Field: So I would say the utilities, unlike in some ways, the utilities sector is kind of the opposite of the auto sector. The auto sector almost entirely screens well. You’ve got the vast majority of the stocks with that kind of 50%, 60% upside that I mentioned. Utilities is a total other ballgame. Half the stocks in there trading something around kind of four stars. So that would be very attractive. And you’ve got names like Orsted or RWE, et cetera. And then on the flip side of that, you’ve got other names that are more like two-star stocks, so stocks we think are slightly overvalued at this point. So it’s a completely kind of minefield in some respects. And of those stocks, then, some of them have quite high exposures to U.S. renewable projects, which are where the fear is creeping in that that Inflation Reduction Act might be rolled back. And that might change the economic returns for some of these projects. But it really differs from stock to stock. So that’s one where you really have to kind of dig into the research and try to figure out which stocks are attractive from that perspective. It’s not as simple as buying an index tracker for that sector, for example.
Gard: Sure. I mean, it’s a case of the market is pessimistic with good reason, but we don’t know whether that pessimism is overstated because we don’t really know what’s going to happen next year.
Field: I think that’s fair. And you’re going to have to wait till we get a bit more detail on one, what President Trump actually wants to do with these various tariffs and changes to the Inflation Reduction Act. And then two, what he actually can do, what’s feasible.
Gard: So, as an equity analyst, you get asked to make forecasts for the following year. And they’re hard to make at this time of the year because you really don’t know. Globally, the markets are quite upbeat, especially U.S. markets. But if I were to pin you down, what do you think is going to happen for European equity markets next year? Is it going to be a positive year? Should we just be realistic and expect kind of low single digits in terms of growth? Or could it be a better year for European markets?
Field: So, as the famous Yogi Berra once said, forecasting is always difficult, especially about the future. And looking at 2025, that’s especially true, I would say. So, on the one hand, you have macroeconomic conditions improving across Europe. GDP is in a much better place than it was this time last year. Interest rates are lower and expected to fall maybe another 100 basis points over the next 12 months, which is obviously a big positive. And then inflation’s kind of come down, you know, there, there about 2%. It’s around that target level as well. So, from those factors, we’re in a far better position than we were last year.

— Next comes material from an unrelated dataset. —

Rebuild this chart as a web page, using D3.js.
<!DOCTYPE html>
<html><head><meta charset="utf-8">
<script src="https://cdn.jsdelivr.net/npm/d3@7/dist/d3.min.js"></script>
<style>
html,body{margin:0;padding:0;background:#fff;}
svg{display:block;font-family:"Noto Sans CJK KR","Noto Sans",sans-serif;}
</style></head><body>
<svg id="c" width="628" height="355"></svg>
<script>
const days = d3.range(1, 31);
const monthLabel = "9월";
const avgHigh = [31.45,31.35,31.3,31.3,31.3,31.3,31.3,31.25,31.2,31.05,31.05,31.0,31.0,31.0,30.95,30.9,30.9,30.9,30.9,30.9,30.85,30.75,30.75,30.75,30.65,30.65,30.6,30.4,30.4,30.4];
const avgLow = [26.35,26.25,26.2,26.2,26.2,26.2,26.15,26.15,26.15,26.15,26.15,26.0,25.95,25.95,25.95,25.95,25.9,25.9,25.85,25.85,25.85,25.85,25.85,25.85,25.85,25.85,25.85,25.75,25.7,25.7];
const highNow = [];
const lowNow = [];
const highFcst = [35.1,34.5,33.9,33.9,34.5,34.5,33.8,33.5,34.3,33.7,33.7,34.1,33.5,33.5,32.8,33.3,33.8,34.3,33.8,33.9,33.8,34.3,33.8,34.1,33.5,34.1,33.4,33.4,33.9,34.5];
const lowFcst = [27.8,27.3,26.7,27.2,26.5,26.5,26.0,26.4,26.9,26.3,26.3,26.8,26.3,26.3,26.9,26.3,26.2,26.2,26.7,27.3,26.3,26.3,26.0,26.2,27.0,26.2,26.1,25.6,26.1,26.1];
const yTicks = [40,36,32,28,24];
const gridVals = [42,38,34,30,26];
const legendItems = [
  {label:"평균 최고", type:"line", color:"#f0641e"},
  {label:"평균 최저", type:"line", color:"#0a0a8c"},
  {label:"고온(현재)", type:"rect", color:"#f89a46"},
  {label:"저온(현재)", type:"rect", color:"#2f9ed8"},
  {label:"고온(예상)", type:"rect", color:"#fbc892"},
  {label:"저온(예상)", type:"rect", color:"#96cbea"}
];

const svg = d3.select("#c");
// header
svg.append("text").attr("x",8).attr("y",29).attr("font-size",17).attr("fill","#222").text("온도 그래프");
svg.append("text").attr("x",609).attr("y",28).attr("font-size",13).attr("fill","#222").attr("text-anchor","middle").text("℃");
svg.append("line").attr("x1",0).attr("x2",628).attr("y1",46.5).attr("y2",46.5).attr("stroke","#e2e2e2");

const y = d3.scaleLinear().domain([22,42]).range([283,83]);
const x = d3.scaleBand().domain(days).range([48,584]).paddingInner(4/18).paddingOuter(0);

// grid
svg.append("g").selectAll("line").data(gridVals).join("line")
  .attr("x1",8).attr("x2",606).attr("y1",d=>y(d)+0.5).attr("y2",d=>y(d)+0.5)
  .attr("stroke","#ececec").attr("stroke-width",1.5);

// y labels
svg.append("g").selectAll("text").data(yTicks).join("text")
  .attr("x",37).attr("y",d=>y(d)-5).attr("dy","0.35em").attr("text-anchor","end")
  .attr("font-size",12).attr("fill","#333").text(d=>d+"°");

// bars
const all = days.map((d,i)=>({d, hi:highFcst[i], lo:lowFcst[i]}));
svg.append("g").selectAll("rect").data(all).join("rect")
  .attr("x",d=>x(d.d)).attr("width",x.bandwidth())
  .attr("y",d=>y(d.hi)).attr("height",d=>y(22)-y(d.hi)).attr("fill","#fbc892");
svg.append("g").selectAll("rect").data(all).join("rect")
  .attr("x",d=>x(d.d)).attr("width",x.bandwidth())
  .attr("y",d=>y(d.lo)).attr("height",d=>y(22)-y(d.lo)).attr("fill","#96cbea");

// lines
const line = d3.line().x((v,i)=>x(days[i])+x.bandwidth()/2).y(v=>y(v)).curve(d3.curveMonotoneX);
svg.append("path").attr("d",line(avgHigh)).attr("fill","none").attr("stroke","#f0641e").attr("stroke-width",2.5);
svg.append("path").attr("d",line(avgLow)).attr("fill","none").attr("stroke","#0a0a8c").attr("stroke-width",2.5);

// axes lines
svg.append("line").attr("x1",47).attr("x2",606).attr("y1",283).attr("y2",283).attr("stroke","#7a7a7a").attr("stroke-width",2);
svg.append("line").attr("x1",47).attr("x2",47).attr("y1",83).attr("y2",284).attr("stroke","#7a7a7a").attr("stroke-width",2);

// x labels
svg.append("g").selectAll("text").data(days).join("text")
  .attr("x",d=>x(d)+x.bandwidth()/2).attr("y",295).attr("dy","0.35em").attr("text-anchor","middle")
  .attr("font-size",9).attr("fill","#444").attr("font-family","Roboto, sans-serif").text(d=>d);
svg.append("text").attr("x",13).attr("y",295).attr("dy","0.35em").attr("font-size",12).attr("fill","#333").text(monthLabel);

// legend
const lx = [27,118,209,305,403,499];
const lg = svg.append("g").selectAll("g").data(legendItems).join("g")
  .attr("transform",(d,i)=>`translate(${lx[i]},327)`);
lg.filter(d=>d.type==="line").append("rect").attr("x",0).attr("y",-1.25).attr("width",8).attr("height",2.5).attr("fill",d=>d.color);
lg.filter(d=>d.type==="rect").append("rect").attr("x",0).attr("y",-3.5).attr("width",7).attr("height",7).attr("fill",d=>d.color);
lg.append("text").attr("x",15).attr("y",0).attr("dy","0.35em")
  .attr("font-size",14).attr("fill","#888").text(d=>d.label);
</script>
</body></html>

But then on the flip side of that, you’ve got these huge unknowns now, like tariffs, for instance, that could be placed on Europe. And political uncertainty as well, if you’re reading what’s happening in the likes of Germany at the moment and France also. So, we’ve got a few issues still left to deal with in Europe. So, I would say overall, you should probably see the, you know, the indexes in Europe creep up slightly. We think European equities are still 5% or so undervalued. So, there is some room to grow for those valuations certainly. But, risks remain and you could see some of that risks and some of those volatility creep into markets in 2025. So, I wouldn’t be surprised if we have a pretty positive year, but with volatility.

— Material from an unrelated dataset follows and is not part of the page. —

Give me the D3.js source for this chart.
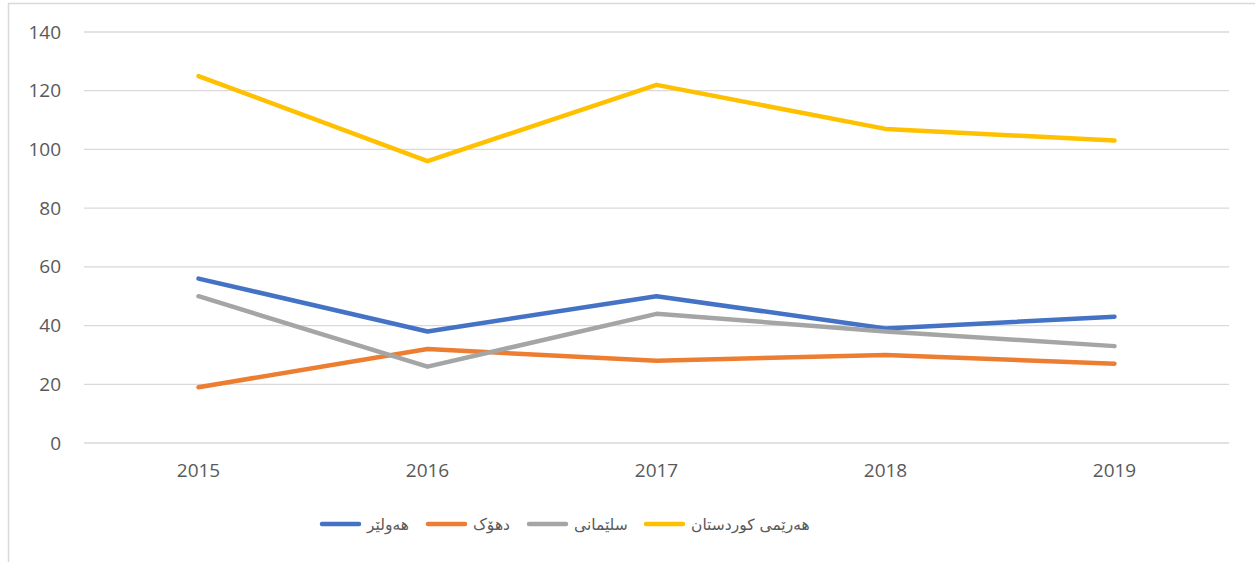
<!DOCTYPE html>
<html><head><meta charset="utf-8">
<script src="https://cdn.jsdelivr.net/npm/d3@7"></script>
<style>body{margin:0;background:#fff}svg{display:block}</style>
</head><body>
<svg id="c" width="1255" height="562"></svg>
<script>
const years = ["2015","2016","2017","2018","2019"];
const seriesNames = ["هەولێر","دهۆک","سلێمانی","هەرێمی کوردستان"];
const erbil = [56,38,50,39,43];
const duhok = [19,32,28,30,27];
const sulaymaniyah = [50,26,44,38,33];
const kurdistan = [125,96,122,107,103];
const yTicks = [0,20,40,60,80,100,120,140];
const colors = ["#4472C4","#ED7D31","#A5A5A5","#FFC000"];

const series = [erbil, duhok, sulaymaniyah, kurdistan];
const svg = d3.select("#c");
const font = "'Open Sans', 'DejaVu Sans', sans-serif";

// outer border
svg.append("rect").attr("x",8.5).attr("y",3.5).attr("width",1260).attr("height",570)
  .attr("fill","none").attr("stroke","#D9D9D9").attr("stroke-width",1.5);

const x = d3.scaleBand().domain(years).range([84,1229]);
const y = d3.scaleLinear().domain([0,140]).range([443,32]);

// gridlines
svg.append("g").selectAll("line").data(yTicks).join("line")
  .attr("x1",84).attr("x2",1229).attr("y1",d=>y(d)).attr("y2",d=>y(d))
  .attr("stroke","#D9D9D9").attr("stroke-width",1.3);

// y axis
const ya = svg.append("g").attr("transform","translate(84,0)")
  .call(d3.axisLeft(y).tickValues(yTicks).tickSize(0).tickPadding(23));
ya.select(".domain").remove();
ya.selectAll("text").attr("fill","#595959").attr("font-size",19).attr("font-family",font);

// x axis
const xa = svg.append("g").attr("transform","translate(0,443)")
  .call(d3.axisBottom(x).tickSize(0).tickPadding(21));
xa.select(".domain").remove();
xa.selectAll("text").attr("fill","#595959").attr("font-size",19).attr("font-family",font);

// lines
const line = d3.line().x((d,i)=>x(years[i])+x.bandwidth()/2).y(d=>y(d));
svg.append("g").selectAll("path").data(series).join("path")
  .attr("d",line).attr("fill","none").attr("stroke",(d,i)=>colors[i])
  .attr("stroke-width",4.5).attr("stroke-linecap","round").attr("stroke-linejoin","round");

// legend
const legX = [322,428,529,646];
const lg = svg.append("g").selectAll("g").data(seriesNames).join("g")
  .attr("transform",(d,i)=>`translate(${legX[i]},524)`);
lg.append("line").attr("x1",0).attr("x2",37).attr("y1",0).attr("y2",0)
  .attr("stroke",(d,i)=>colors[i]).attr("stroke-width",4.5).attr("stroke-linecap","round");
lg.append("text").attr("x",45).attr("y",6).text(d=>d)
  .attr("fill","#595959").attr("font-size",15.5).attr("font-family","'DejaVu Sans', sans-serif")
  .attr("direction","rtl").attr("text-anchor","end");
</script>
</body></html>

Gard: Sure. Yeah. I mean, there’s a lot of complacency globally in the terms of expectations of what a Trump presidency will do for markets. There’s already been a big bounce this year in November, December. So, there’s room for disappointment for investors, I think, next year. Everyone, this time of year starts talking about wild cards, i.e. things that the really, really smart people can predict that no one else can predict. I’m not going to, I’m not going to make you predict a wild card. But are there any sort of contrarian unexpected things that we need to look out for next year?
Field: So, I’m flattered that you’d even put me in that boat with all the smart people making predictions. But I think, look, if there’s things people aren’t focusing on very much, it’s possibly China. So, you know, for instance, the U.S. is placing or trying to place large tariffs on China. That’s been kind of well flagged for a while now. But the knock on effects from that on Europe are probably lesser talked about and lesser well known. So, I think we will have to see how that plays out and whether or not further kind of barriers to trade between the U.S. and China could actually kind of strengthen Europe’s hand, for instance, and make China more reliant on Europe is potentially one positive outcome. If I’m going to pull any kind of positive outcomes from something like a trade war. But again, it remains to be seen. We’ll probably get more clarity in the next six months or so.
Gard: Sure. Yeah. And we’ll look back this time next year and think our predictions are completely wrong. But I’m sure yours would be more likely to be right than wrong. Thanks so much for your time and let’s speak in the new year, Michael.